Movable Type on EC2
April 18, 2010 at 08:00 PM | categories: Uncategorized | View CommentsI'm a big fan of virtual servers and I've always run this web site from one. Until recently I had it on a VMware instance on my home PC, although my recent experience with Amazon EC2 and a couple of large traffic spikes prompted me to move it.
In the end the process turned out to be pretty easy:
- Back up to Amazon S3 using duplicity:
- MySQL dump:
mysqldump --all-databases
- /etc/apache2
- /var/www
- Start an EC2 small instance running AMI Ubuntu 9.04 (ami-ccf615a5)
- Restore from Amazon S3
apt-get -y install apache2 duplicity libapache2-mod-perl2 libdbd-mysql-perl libdbi-perl mysql-server perlmagick python-boto
- Restore MySQL dump, /etc/apache2 and /var/www using duplicity
- Run MySQL script against the local instance
- Start Apache.

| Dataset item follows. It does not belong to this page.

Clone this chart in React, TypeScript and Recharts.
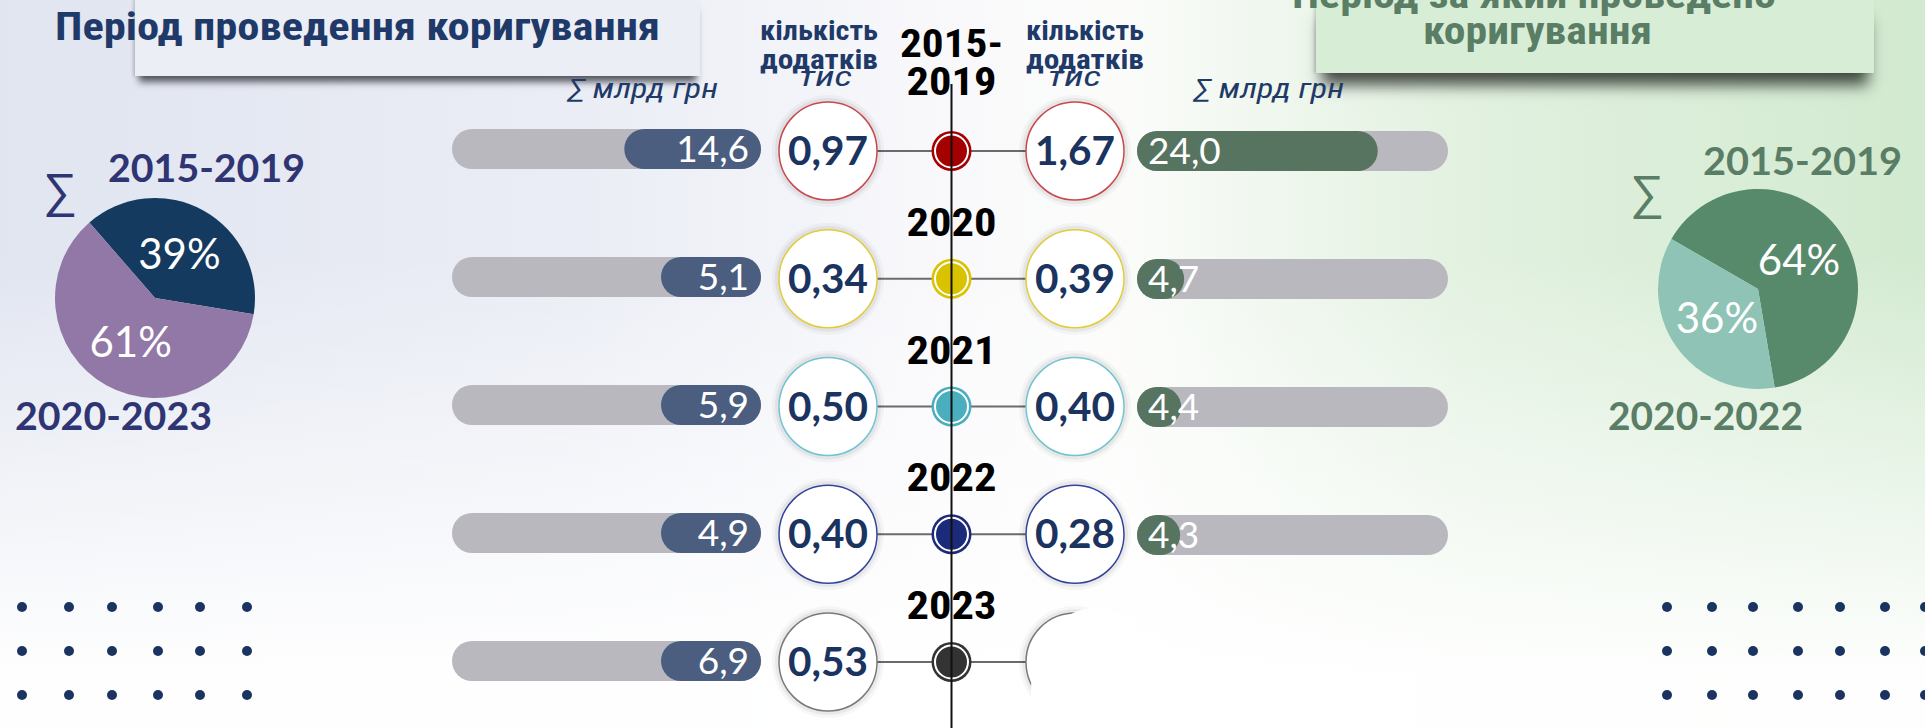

Check whether the static HTML pages and Movable Type's admin interface work.
- Assign an Amazon elastic IP address to the EC2 instance. This gives me a static IP address that I can refer to from DNS.
- Remap the DNS alias (an A record and a CNAME record) via my ISP's web site
- Done!
I'm happy with the changes so far:
- Performance has been fine: although publishing the site now takes 30 seconds not 15, I'm getting much better response times and bandwidth
- I'm paying to run an EC2 instance full time whereas before I was just paying for home power bills
- I'm not going to get shot by my ISP next time one of my posts appears on Reddit
The fact that I was taking daily backups made the move risk-free. It took a couple of attempts to get a working site on the EC2 server, but I was able to start a fresh instance and restore from backup each time. I also know that, if the site does fall over in future, restoring from backup will take a few minutes and I'll lose one day of data at most.